Improve your vehicle's MPG


If you want to improve your gas mileage there are lots of things you can do.  (updated as of 5/1/12)

1.  Keep the outside of your car clean. The more dust, grime, & dirt you have on your vehicle, the more wind resistance or wind-drag your vehicle has. This makes your vehicle worked just a little harder to move.

2.  Put highway tires on your vehicle. These will make your travel easier & smoother. And you will use less gas to rotate the tires because they are not as clunky or heavy as say alterrain or off-road tires.

I replaced my off-road M/T tires with highway tires I increased my MPG by about 5%.

3.  Consolidate your travel trips to make the moat efficient use of your time and gas. This saves you money. This has been widely publicized so I won't go into additional details.

4.  Add a high quality racing oil to vital parts of your vehicle.  I prefer Militec, it's a high quality racing oil that does the job prefectly.  It cost about $20 to $35 per bottle, but you'll save a lot of money in gas & maintenance coat because Militec prolongs the lifespan of everything it's added to. You'll double the length of time for you standard oils.

Add 8oz to your engine oil.
Add 4oz to your differental.
Add 2oz to your steering fluid.
Add 2oz to your radiator fluid.
Add 4oz to your transmission oil.

I added all these to my 2006 Toyota Tundra & got a 6% improvement in MPG.

5.  If you have a truck and don't need your truck bed open for useage all the time. Buy a tonneou cover or cabin hatch. It changes the air flow of your vehicle and decreases the drag overall. This should give you an extra 5% to 8% in you MPG. Some web site claim 11%, but that's not realistic.

6.  Don't punch the gas pedal. There is no need to zoom around if you're not getting anywhere fast. So many people push the car to go fast only to have to slam on the brakes a moment later. There's no need to push your RPMs above 2100 RPM with most day to day driving.

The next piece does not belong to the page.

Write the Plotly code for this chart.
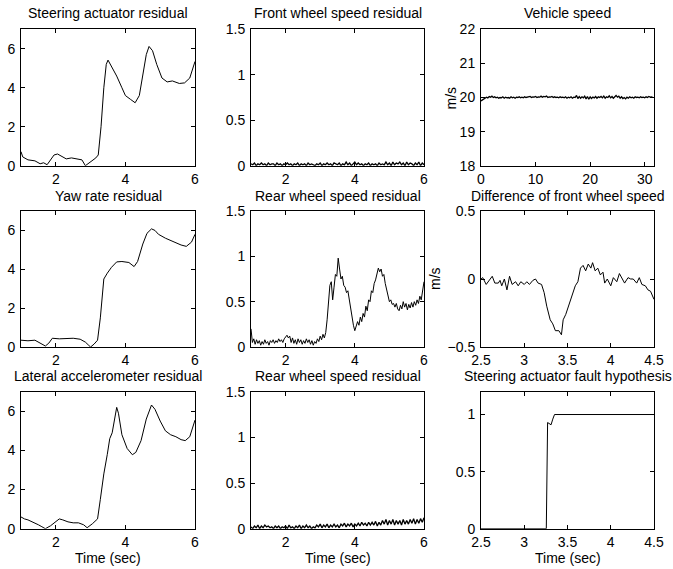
import numpy as np
import plotly.graph_objects as go

W, H = 673, 569
FONT = "Liberation Sans, Arial, Helvetica, sans-serif"
FS = 14

# ---------------- data ----------------
steer_t = [1.0, 1.05, 1.2, 1.4, 1.55, 1.65, 1.75, 1.85, 1.95, 2.05, 2.15, 2.3, 2.45, 2.6, 2.75, 2.85,
           3.0, 3.15, 3.22, 3.3, 3.38, 3.45, 3.5, 3.6, 3.75, 3.9, 4.0, 4.15, 4.28, 4.4, 4.5, 4.6,
           4.68, 4.78, 4.9, 5.05, 5.2, 5.35, 5.55, 5.7, 5.85, 6.0]
steer_r = [0.72, 0.45, 0.3, 0.25, 0.1, 0.15, 0.05, 0.3, 0.55, 0.6, 0.5, 0.35, 0.4, 0.35, 0.3, 0.0,
           0.2, 0.4, 0.55, 2.0, 4.0, 5.2, 5.42, 5.1, 4.6, 4.0, 3.6, 3.4, 3.23, 3.6, 4.6, 5.7,
           6.12, 5.9, 5.2, 4.5, 4.3, 4.35, 4.22, 4.25, 4.5, 5.35]

yaw_t = [1.0, 1.2, 1.4, 1.55, 1.7, 1.8, 1.9, 2.1, 2.3, 2.5, 2.7, 2.85, 2.95, 3.0, 3.1, 3.2, 3.28,
         3.38, 3.48, 3.6, 3.75, 3.9, 4.1, 4.25, 4.35, 4.5, 4.62, 4.75, 4.85, 4.95, 5.15, 5.35,
         5.6, 5.75, 5.9, 6.0]
yaw_r = [0.35, 0.32, 0.35, 0.2, 0.05, 0.2, 0.45, 0.42, 0.45, 0.45, 0.4, 0.25, 0.08, 0.0, 0.15, 0.35,
         1.5, 3.5, 3.8, 4.1, 4.38, 4.4, 4.35, 4.14, 4.4, 5.3, 5.85, 6.08, 6.0, 5.8, 5.6, 5.45,
         5.25, 5.18, 5.4, 5.8]

lat_t = [1.0, 1.1, 1.2, 1.3, 1.4, 1.5, 1.6, 1.7, 1.85, 2.0, 2.1, 2.2, 2.35, 2.5, 2.65, 2.8, 2.9,
         3.05, 3.2, 3.28, 3.38, 3.48, 3.55, 3.62, 3.68, 3.75, 3.8, 3.9, 4.05, 4.2, 4.3, 4.45,
         4.6, 4.75, 4.85, 5.0, 5.15, 5.3, 5.45, 5.6, 5.72, 5.85, 6.0]
lat_r = [0.6, 0.5, 0.45, 0.38, 0.3, 0.2, 0.1, 0.0, 0.15, 0.35, 0.5, 0.45, 0.35, 0.3, 0.3, 0.2, 0.05,
         0.25, 0.5, 1.5, 2.8, 3.8, 4.6, 4.9, 5.5, 6.2, 5.9, 4.8, 4.1, 3.78, 3.9, 4.5,
         5.6, 6.32, 6.1, 5.5, 5.0, 4.8, 4.7, 4.55, 4.5, 4.7, 5.55]

# front wheel speed residual, sampled every 0.05 s from t = 1
front_res = [0.02, 0.01, 0.03, 0.00, 0.02, 0.01, 0.03, 0.01, 0.02, 0.00, 0.03, 0.01, 0.02, 0.02, 0.00,
             0.03, 0.01, 0.02, 0.00, 0.02, 0.01, 0.03, 0.01, 0.02, 0.00, 0.02, 0.01, 0.03, 0.00, 0.02,
             0.01, 0.02, 0.00, 0.03, 0.01, 0.02, 0.01, 0.00, 0.02, 0.01, 0.03, 0.00, 0.02, 0.01, 0.03,
             0.01, 0.02, 0.00, 0.03, 0.02, 0.01, 0.03, 0.00, 0.02, 0.01, 0.04, 0.01, 0.03, 0.00, 0.02,
             0.04, 0.01, 0.03, 0.01, 0.02, 0.00, 0.02, 0.01, 0.03, 0.00, 0.02, 0.01, 0.02, 0.00, 0.03,
             0.01, 0.02, 0.01, 0.04, 0.01, 0.03, 0.00, 0.04, 0.01, 0.03, 0.02, 0.04, 0.01, 0.03, 0.00,
             0.04, 0.01, 0.03, 0.02, 0.00, 0.03, 0.01, 0.04, 0.00, 0.03, 0.01]

# rear wheel speed residual (middle), sampled every 0.04 s from t = 1
rear_mid = [0.20, 0.05, 0.09, 0.03, 0.08, 0.04, 0.07, 0.02, 0.06, 0.03, 0.08, 0.04, 0.06, 0.02, 0.07,
            0.05, 0.08, 0.04, 0.07, 0.05, 0.09, 0.06, 0.08, 0.05, 0.09, 0.11, 0.13, 0.10, 0.12, 0.05,
            0.10, 0.04, 0.08, 0.03, 0.09, 0.05, 0.08, 0.03, 0.07, 0.04, 0.09, 0.05, 0.08, 0.03, 0.07,
            0.02, 0.06, 0.04, 0.09, 0.06, 0.12, 0.08, 0.14, 0.10, 0.16, 0.30, 0.48, 0.68, 0.72, 0.52,
            0.66, 0.80, 0.78, 0.98, 0.86, 0.75, 0.78, 0.68, 0.66, 0.60, 0.62, 0.52, 0.45, 0.30, 0.24,
            0.18, 0.22, 0.28, 0.24, 0.33, 0.28, 0.37, 0.33, 0.45, 0.40, 0.52, 0.50, 0.62, 0.60, 0.70,
            0.74, 0.80, 0.87, 0.83, 0.86, 0.78, 0.80, 0.70, 0.64, 0.58, 0.50, 0.52, 0.47, 0.48, 0.44,
            0.48, 0.42, 0.40, 0.46, 0.42, 0.50, 0.44, 0.48, 0.41, 0.47, 0.43, 0.49, 0.44, 0.50, 0.46,
            0.52, 0.48, 0.56, 0.52, 0.62, 0.72]

# rear wheel speed residual (bottom), sampled every 0.05 s from t = 1
rear_bot = [0.02, 0.00, 0.03, 0.01, 0.04, 0.00, 0.03, 0.01, 0.04, 0.02, 0.03, 0.01, 0.02, 0.00, 0.03,
            0.01, 0.03, 0.00, 0.02, 0.01, 0.03, 0.00, 0.04, 0.01, 0.02, 0.00, 0.03, 0.01, 0.04, 0.00,
            0.03, 0.01, 0.04, 0.01, 0.03, 0.00, 0.02, 0.01, 0.04, 0.02, 0.05, 0.01, 0.04, 0.02, 0.05,
            0.01, 0.04, 0.02, 0.05, 0.02, 0.04, 0.01, 0.05, 0.03, 0.06, 0.02, 0.05, 0.03, 0.06, 0.02,
            0.05, 0.03, 0.06, 0.03, 0.07, 0.04, 0.06, 0.03, 0.07, 0.04, 0.07, 0.04, 0.08, 0.03, 0.07,
            0.04, 0.09, 0.05, 0.10, 0.04, 0.09, 0.05, 0.10, 0.04, 0.09, 0.05, 0.09, 0.04, 0.10, 0.05,
            0.09, 0.05, 0.10, 0.06, 0.11, 0.05, 0.10, 0.06, 0.11, 0.07, 0.12]

# vehicle speed, sampled every 0.25 s from t = 0
veh_speed = [19.90, 19.93, 19.95, 19.97, 20.01, 19.99, 20.03, 20.01, 20.04, 20.00, 20.02, 19.99, 20.01,
             19.98, 20.00, 19.99, 20.02, 19.98, 20.01, 19.99, 20.00, 19.98, 20.02, 19.99, 20.01, 19.98,
             20.01, 20.00, 20.02, 19.99, 20.01, 19.99, 20.02, 20.00, 20.01, 20.00, 20.03, 20.00, 20.02,
             20.01, 20.03, 20.00, 20.02, 20.01, 20.04, 20.01, 20.03, 20.02, 20.04, 20.00, 20.02, 20.01,
             20.03, 20.00, 20.02, 20.00, 20.01, 19.99, 20.02, 20.00, 20.01, 19.99, 20.02, 19.98, 20.01,
             19.99, 20.02, 19.98, 20.01, 20.00, 20.06, 19.97, 20.03, 19.98, 20.02, 19.99, 20.04, 19.96,
             20.03, 19.95, 20.02, 19.97, 20.01, 19.99, 20.03, 19.98, 20.02, 20.00, 20.03, 19.99, 20.04,
             19.98, 20.02, 20.00, 20.05, 19.99, 20.03, 19.98, 20.02, 20.06, 20.01, 20.04, 19.98, 20.02,
             19.97, 20.00, 19.96, 20.01, 19.98, 20.02, 19.99, 20.01, 19.98, 20.02, 20.00, 20.01, 19.99,
             20.02, 20.00, 20.01, 19.99, 20.02, 20.00, 20.03, 20.01, 20.02, 20.00]

diff_t = [2.5, 2.52, 2.56, 2.6, 2.63, 2.66, 2.7, 2.72, 2.74, 2.77, 2.8, 2.83, 2.86, 2.9, 2.93, 2.96,
          3.0, 3.03, 3.06, 3.1, 3.13, 3.16, 3.2, 3.23, 3.26, 3.3, 3.33, 3.36, 3.4, 3.43, 3.45, 3.48,
          3.51, 3.55, 3.59, 3.62, 3.65, 3.68, 3.71, 3.74, 3.77, 3.79, 3.82, 3.85, 3.88, 3.91, 3.93,
          3.96, 4.0, 4.03, 4.07, 4.1, 4.13, 4.16, 4.2, 4.23, 4.26, 4.3, 4.33, 4.36, 4.4, 4.43, 4.46, 4.5]
diff_v = [0.0, 0.01, -0.04, -0.01, 0.02, -0.03, -0.03, -0.01, -0.05, 0.0, -0.08, 0.02, -0.04, -0.02,
          -0.05, -0.02, -0.04, -0.02, -0.04, -0.01, 0.0, -0.03, -0.04, -0.1, -0.2, -0.3, -0.33, -0.38,
          -0.38, -0.41, -0.3, -0.26, -0.2, -0.12, -0.05, -0.02, 0.08, 0.1, 0.06, 0.11, 0.08, 0.12,
          0.06, 0.08, 0.03, 0.05, -0.03, 0.0, -0.05, 0.01, -0.02, 0.04, 0.0, -0.03, 0.01, 0.0, 0.0,
          -0.03, 0.01, -0.04, -0.05, -0.08, -0.09, -0.15]

hyp_t = [2.5, 3.255, 3.27, 3.29, 3.31, 3.33, 3.35, 4.5]
hyp_v = [0.0, 0.0, 0.93, 0.92, 0.91, 0.96, 1.0, 1.0]

titles = ["Steering actuator residual", "Front wheel speed residual", "Vehicle speed",
          "Yaw rate residual", "Rear wheel speed residual", "Difference of front wheel speed",
          "Lateral accelerometer residual", "Rear wheel speed residual", "Steering actuator fault hypothesis"]

t_front = np.round(1 + 0.05 * np.arange(len(front_res)), 3)
t_rear_mid = np.round(1 + 0.04 * np.arange(len(rear_mid)), 3)
t_rear_bot = np.round(1 + 0.05 * np.arange(len(rear_bot)), 3)
t_veh = 0.25 * np.arange(len(veh_speed))

series = [(steer_t, steer_r), (t_front, front_res), (t_veh, veh_speed),
          (yaw_t, yaw_r), (t_rear_mid, rear_mid), (diff_t, diff_v),
          (lat_t, lat_r), (t_rear_bot, rear_bot), (hyp_t, hyp_v)]
noisy = {1, 2, 7}

# ---------------- layout (pixel boxes) ----------------
cols = [(21, 195), (251, 424), (481, 654)]
rows = [(29.3, 165.7), (211, 347), (391.7, 528.7)]
title_gap = [16.5, 15.5, 15.5]

xranges = [[1, 6], [1, 6], [0, 31.7], [1, 6], [1, 6], [2.5, 4.5], [1, 6], [1, 6], [2.5, 4.5]]
xticks = [[2, 4, 6], [2, 4, 6], [0, 10, 20, 30], [2, 4, 6], [2, 4, 6], [2.5, 3, 3.5, 4, 4.5],
          [2, 4, 6], [2, 4, 6], [2.5, 3, 3.5, 4, 4.5]]
yranges = [[0, 7], [0, 1.5], [18, 22], [0, 7], [0, 1.5], [-0.5, 0.5], [0, 7], [0, 1.5], [0, 1.2]]
yticks = [[0, 2, 4, 6], [0, 0.5, 1, 1.5], [18, 19, 20, 21, 22], [0, 2, 4, 6], [0, 0.5, 1, 1.5],
          [-0.5, 0, 0.5], [0, 2, 4, 6], [0, 0.5, 1, 1.5], [0, 0.5, 1]]


def tick_text(v):
    return ("%g" % v).replace("-", "\u2212")


fig = go.Figure()
annotations = []
layout = dict(width=W, height=H, autosize=False,
              margin=dict(l=0, r=0, t=0, b=0, pad=0, autoexpand=False),
              paper_bgcolor="white", plot_bgcolor="white", showlegend=False,
              font=dict(family=FONT, size=FS, color="black"))

for k in range(9):
    r, c = divmod(k, 3)
    x0, x1 = cols[c]
    y0, y1 = rows[r]
    xs = "" if k == 0 else str(k + 1)
    xa = dict(domain=[x0 / W, x1 / W], range=xranges[k], tickvals=xticks[k],
              ticktext=[tick_text(v) for v in xticks[k]],
              ticks="inside", ticklen=4, tickcolor="black", showline=True, linecolor="black",
              linewidth=1, mirror="ticks", showgrid=False, zeroline=False, automargin=False,
              ticklabelstandoff=0,
              anchor="y" + xs, tickfont=dict(family=FONT, size=FS, color="black"))
    ya = dict(domain=[1 - y1 / H, 1 - y0 / H], range=yranges[k], tickvals=yticks[k],
              ticktext=[tick_text(v) for v in yticks[k]],
              ticks="inside", ticklen=4, tickcolor="black", showline=True, linecolor="black",
              linewidth=1, mirror="ticks", showgrid=False, zeroline=False, automargin=False,
              ticklabelstandoff=2,
              anchor="x" + xs, tickfont=dict(family=FONT, size=FS, color="black"))
    layout["xaxis" + xs] = xa
    layout["yaxis" + xs] = ya
    tx, ty = series[k]
    fig.add_trace(go.Scatter(x=list(tx), y=list(ty), mode="lines",
                             line=dict(color="black", width=1.3 if k in noisy else 1),
                             xaxis="x" + xs, yaxis="y" + xs, hoverinfo="skip"))
    annotations.append(dict(text=titles[k], x=(x0 + x1) / 2 / W, y=1 - (y0 - title_gap[r]) / H,
                            xref="paper", yref="paper", xanchor="center", yanchor="middle",
                            showarrow=False, font=dict(family=FONT, size=FS, color="black")))
    if r == 2:
        annotations.append(dict(text="Time (sec)", x=(x0 + x1) / 2 / W, y=1 - (y1 + 29) / H,
                                xref="paper", yref="paper", xanchor="center", yanchor="middle",
                                showarrow=False, font=dict(family=FONT, size=FS, color="black")))

for (yy0, yy1), off in [(rows[0], 31), (rows[1], 46)]:
    annotations.append(dict(text="m/s", x=(cols[2][0] - off) / W, y=1 - (yy0 + yy1) / 2 / H,
                            xref="paper", yref="paper", xanchor="center", yanchor="middle",
                            textangle=-90, showarrow=False,
                            font=dict(family=FONT, size=FS, color="black")))

layout["annotations"] = annotations
fig.update_layout(**layout)
fig.write_html("out.html", config={"displayModeBar": False},
               post_script="document.body.style.margin='0px';")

By driving less agressively you save gas & put less wear & tear on your vehicle.

7.  I recently added a fuel organizer or fuel line magnet.  The product claims that aligning your fuel will produce more consistent fuel pressure.  I was skeptical and still remain so after several months of use.  I have noticed a slight change in horse-power, but I think it might be a physiological sensation attempting to justify the purchase.

8.  Get regular oil changes & service tune-ups.  My truck runs the best the first 3 months after an oil change, improving the MPG by 5%-10%.

9.  Low friction calipers on your vehicle can reduce the everyday wear and tear of your brake pads, but can produce a more sluggish braking system.  Be aware of the pro & cons of anytime you make an adjustment to your vehicle.

10.  Improve the air flow intake for your vehicle.  I replaced my stock air filter with a mass cold air filter that is California Smog Certified.  This way I get the improved air flow to the engine and I don't have to fiddle with changing the air intake when its time for a smog check.  It is a perfect hybrid of power and milage improvements because the engine breathes all the time.

11.  Ceramic bearings or low friction bearings for your wheel hub assembly can make a huge difference in your milage and longevity of you vehicle, but finding these exceeding rare aftermarket parts can take time to find and most vehicles do not have this as an option.  If you can find them from a reputable company you'll be happy you made the switch.  I heard claims of as much as 35 mpg improvement according to a materials engineer working on these products, but I think that is too large to be realistic.  I would expect more around 5% improvement.

12.  Get the extra weight out of your vehicle.  Any excess weight in your vehicle is a waste of fuel.  That extra weigh means your vehicle is heavier and therefore takes more energy to move the vehicle.  So in short you're paying money just to carry that stuff around with you.

13.  Roll up those windows!  If you are driving with the windows down; you're changing the air flow of your vehicle and consequently increasing the drag of the vehicle.  Your cab is big parachute, so roll up those windows!

14.  Turn of the cabin accessories & unneeded functions.  The more gadgets & options you have running the more electricity it takes to run them, so that's using more fuel to run those functions.  Just to be clear, that includes the bluetooth & charging your cell phone.  For the best milage leave off everything but the fan on the lowest setting and the FM stereo.  Say no to Air Conditioning & seat heaters for the best savings.  This might save you about 2 MPG or depending on what you have running.  It adds up.

Conclusion
In all I improved my vehicle, 2006 Toyota Tundra, from about 11 mpg to about 18 mpg for mixed city & highway driving. Thanks to my care & maintenance the wear & tear on is cut by 30% to 50%.